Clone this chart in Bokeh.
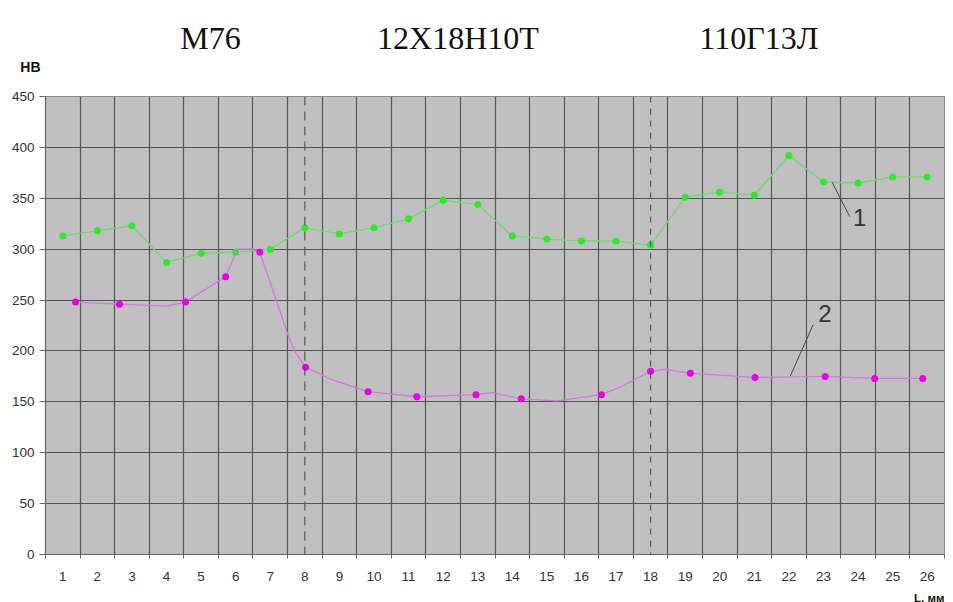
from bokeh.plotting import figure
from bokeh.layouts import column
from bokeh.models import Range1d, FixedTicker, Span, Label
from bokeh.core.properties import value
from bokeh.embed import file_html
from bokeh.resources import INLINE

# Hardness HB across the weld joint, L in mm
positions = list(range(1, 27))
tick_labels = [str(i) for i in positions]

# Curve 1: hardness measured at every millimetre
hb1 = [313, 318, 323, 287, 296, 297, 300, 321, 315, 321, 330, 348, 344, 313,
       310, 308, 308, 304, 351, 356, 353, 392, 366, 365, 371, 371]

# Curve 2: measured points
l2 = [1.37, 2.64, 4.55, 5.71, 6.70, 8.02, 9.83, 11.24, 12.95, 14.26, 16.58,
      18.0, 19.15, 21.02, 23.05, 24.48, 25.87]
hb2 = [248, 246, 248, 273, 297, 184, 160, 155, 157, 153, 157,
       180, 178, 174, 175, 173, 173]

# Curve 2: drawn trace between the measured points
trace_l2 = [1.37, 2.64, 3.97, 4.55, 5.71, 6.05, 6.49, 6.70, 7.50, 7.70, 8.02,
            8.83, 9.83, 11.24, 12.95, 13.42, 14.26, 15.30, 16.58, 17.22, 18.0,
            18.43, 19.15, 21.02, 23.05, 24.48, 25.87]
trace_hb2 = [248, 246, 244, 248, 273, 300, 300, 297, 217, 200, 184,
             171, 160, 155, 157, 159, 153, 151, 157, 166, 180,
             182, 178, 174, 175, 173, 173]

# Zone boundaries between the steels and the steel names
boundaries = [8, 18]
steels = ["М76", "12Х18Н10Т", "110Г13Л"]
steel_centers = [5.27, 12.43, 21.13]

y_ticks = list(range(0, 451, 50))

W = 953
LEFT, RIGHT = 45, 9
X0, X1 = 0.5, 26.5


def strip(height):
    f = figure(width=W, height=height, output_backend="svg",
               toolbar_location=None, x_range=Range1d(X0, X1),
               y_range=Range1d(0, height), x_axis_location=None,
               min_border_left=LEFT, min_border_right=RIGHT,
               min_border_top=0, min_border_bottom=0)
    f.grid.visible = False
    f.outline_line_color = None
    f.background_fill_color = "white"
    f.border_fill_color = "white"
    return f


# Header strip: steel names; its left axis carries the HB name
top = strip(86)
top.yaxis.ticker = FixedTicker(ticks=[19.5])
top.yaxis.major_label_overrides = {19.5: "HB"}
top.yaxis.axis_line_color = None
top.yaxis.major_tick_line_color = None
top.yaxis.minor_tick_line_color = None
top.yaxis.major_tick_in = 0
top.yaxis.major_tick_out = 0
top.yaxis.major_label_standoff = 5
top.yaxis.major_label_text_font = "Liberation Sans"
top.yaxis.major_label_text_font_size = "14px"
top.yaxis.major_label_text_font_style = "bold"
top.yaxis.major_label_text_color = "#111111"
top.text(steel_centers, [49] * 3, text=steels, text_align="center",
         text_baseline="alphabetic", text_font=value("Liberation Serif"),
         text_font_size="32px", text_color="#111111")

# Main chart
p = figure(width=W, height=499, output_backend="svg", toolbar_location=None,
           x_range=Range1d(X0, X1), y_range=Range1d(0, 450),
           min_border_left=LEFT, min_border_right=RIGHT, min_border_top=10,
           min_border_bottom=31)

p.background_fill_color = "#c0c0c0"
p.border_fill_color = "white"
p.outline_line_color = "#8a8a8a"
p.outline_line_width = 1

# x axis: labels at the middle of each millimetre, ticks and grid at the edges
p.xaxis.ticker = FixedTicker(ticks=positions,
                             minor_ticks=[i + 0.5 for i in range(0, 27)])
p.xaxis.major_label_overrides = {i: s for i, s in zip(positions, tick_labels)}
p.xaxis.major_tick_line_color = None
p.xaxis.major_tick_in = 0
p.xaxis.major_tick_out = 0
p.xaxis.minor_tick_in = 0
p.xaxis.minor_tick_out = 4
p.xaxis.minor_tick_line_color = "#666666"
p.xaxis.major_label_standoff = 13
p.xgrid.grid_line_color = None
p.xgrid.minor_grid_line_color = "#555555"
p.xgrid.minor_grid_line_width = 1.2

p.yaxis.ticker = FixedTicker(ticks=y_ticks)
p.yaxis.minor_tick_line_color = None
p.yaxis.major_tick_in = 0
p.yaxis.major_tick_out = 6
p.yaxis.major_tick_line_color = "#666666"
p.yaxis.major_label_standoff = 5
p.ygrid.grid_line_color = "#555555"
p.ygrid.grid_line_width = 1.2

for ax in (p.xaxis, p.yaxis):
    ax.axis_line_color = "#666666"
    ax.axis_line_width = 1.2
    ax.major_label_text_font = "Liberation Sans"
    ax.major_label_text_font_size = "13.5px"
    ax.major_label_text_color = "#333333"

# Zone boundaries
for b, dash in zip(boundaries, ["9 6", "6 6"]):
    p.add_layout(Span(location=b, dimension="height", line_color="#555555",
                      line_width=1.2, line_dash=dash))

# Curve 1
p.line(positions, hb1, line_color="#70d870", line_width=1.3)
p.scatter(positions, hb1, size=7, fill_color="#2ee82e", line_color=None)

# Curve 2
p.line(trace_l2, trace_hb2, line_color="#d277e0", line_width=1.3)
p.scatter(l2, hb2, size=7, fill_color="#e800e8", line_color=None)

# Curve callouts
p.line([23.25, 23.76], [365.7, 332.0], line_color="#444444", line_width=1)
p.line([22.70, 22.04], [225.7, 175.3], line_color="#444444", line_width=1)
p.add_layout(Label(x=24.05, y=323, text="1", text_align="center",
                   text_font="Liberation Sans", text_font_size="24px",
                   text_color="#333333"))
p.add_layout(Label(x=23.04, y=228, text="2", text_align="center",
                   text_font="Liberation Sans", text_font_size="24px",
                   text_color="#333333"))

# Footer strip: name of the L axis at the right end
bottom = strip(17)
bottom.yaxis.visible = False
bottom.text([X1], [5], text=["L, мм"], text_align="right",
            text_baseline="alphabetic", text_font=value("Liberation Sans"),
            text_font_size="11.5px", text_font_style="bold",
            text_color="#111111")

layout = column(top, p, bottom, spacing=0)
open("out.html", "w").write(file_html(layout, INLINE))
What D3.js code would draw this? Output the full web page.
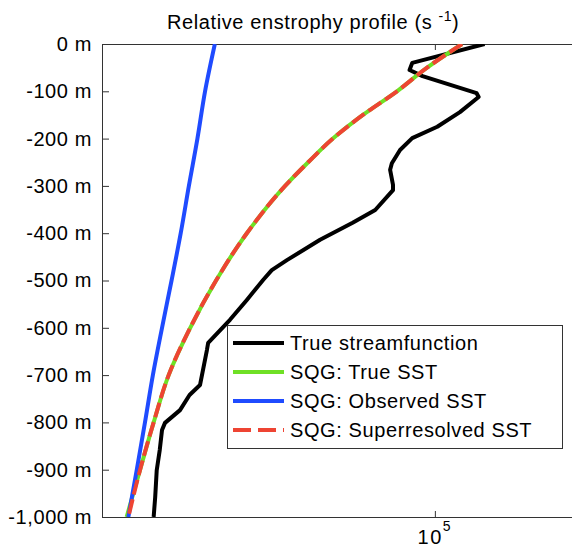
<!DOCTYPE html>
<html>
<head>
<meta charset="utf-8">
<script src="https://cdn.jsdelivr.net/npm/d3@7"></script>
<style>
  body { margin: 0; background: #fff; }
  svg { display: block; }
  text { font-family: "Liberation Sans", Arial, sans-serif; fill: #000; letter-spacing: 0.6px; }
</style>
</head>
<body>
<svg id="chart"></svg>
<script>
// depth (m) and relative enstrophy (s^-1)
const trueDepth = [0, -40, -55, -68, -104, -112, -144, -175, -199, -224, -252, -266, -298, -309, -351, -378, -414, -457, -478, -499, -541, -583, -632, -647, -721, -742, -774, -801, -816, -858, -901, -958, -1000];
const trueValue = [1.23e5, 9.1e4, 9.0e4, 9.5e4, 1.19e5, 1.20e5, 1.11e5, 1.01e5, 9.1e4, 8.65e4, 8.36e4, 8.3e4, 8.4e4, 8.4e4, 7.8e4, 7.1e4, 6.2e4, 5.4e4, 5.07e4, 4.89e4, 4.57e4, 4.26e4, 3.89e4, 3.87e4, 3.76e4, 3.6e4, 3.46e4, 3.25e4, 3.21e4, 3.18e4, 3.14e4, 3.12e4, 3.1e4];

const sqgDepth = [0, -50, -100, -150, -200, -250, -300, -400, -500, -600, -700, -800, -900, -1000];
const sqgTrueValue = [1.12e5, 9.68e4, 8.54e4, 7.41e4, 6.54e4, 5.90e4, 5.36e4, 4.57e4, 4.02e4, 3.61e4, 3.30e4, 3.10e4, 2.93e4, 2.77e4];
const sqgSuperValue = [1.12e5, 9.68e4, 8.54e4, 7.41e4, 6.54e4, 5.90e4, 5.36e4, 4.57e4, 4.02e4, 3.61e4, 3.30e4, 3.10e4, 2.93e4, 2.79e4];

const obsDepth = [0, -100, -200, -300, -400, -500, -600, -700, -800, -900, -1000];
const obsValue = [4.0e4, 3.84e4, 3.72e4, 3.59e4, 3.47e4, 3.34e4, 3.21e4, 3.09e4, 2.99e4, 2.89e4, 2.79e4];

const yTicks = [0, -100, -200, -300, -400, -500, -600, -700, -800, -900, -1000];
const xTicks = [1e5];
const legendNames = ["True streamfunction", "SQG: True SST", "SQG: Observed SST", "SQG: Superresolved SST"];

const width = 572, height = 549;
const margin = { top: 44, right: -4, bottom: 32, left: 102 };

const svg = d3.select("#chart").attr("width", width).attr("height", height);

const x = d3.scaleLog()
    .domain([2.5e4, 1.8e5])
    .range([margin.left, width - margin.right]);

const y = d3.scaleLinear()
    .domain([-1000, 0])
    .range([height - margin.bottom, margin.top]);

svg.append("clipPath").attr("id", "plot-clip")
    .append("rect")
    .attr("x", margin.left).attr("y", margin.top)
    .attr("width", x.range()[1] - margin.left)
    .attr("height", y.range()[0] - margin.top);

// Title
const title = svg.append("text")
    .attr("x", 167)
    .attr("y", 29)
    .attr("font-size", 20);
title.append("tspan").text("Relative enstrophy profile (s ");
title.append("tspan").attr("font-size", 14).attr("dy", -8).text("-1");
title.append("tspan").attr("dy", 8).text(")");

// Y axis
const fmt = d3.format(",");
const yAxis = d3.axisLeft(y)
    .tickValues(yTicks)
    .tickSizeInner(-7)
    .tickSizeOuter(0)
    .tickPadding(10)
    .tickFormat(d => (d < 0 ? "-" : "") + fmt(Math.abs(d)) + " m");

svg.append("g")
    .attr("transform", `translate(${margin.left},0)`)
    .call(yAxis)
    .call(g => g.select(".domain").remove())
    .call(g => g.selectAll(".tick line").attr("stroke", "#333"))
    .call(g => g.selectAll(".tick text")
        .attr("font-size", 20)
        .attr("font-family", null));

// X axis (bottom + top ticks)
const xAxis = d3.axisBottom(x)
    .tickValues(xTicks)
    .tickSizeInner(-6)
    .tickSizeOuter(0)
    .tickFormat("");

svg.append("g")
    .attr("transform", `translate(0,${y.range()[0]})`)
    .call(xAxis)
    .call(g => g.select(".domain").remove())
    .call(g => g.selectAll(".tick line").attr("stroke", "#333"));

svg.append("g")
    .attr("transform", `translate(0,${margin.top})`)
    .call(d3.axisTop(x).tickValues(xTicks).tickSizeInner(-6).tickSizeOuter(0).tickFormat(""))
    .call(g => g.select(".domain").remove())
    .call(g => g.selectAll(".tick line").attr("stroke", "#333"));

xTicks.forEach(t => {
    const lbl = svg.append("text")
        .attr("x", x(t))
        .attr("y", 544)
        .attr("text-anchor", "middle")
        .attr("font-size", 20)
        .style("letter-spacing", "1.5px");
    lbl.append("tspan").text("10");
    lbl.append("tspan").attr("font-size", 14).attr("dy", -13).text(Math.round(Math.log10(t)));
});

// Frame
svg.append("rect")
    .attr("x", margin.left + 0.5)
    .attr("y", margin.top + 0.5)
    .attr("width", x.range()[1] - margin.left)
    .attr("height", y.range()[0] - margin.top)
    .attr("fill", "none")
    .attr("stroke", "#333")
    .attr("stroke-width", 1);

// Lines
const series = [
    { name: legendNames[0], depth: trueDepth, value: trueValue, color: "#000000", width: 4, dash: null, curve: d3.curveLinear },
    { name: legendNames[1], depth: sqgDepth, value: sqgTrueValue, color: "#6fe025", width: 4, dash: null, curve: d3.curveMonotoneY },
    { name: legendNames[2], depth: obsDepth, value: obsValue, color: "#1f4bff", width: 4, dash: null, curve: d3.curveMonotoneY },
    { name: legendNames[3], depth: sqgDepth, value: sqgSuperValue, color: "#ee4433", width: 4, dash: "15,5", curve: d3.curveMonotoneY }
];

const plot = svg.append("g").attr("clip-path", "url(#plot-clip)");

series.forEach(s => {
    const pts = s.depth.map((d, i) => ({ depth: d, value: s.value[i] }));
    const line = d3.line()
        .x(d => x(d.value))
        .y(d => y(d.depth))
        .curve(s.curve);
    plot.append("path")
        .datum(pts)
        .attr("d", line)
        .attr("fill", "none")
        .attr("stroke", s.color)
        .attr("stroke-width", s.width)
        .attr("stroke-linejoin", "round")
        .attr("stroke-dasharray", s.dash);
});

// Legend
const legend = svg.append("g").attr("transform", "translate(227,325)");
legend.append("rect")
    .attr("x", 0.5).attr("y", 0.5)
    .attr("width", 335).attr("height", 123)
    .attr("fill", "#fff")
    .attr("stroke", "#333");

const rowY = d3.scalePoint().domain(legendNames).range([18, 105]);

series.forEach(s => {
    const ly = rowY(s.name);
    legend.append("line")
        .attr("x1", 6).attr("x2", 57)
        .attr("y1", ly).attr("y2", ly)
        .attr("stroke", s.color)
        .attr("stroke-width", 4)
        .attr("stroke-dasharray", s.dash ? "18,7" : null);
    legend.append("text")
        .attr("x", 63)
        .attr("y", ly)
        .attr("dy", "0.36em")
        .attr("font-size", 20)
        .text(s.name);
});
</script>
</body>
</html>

- [Task description] Locate the lines above that contain "this" and copy them.

- [Final result]
Clone this chart in Bokeh.
What D3.js code would draw this? Output the full web page.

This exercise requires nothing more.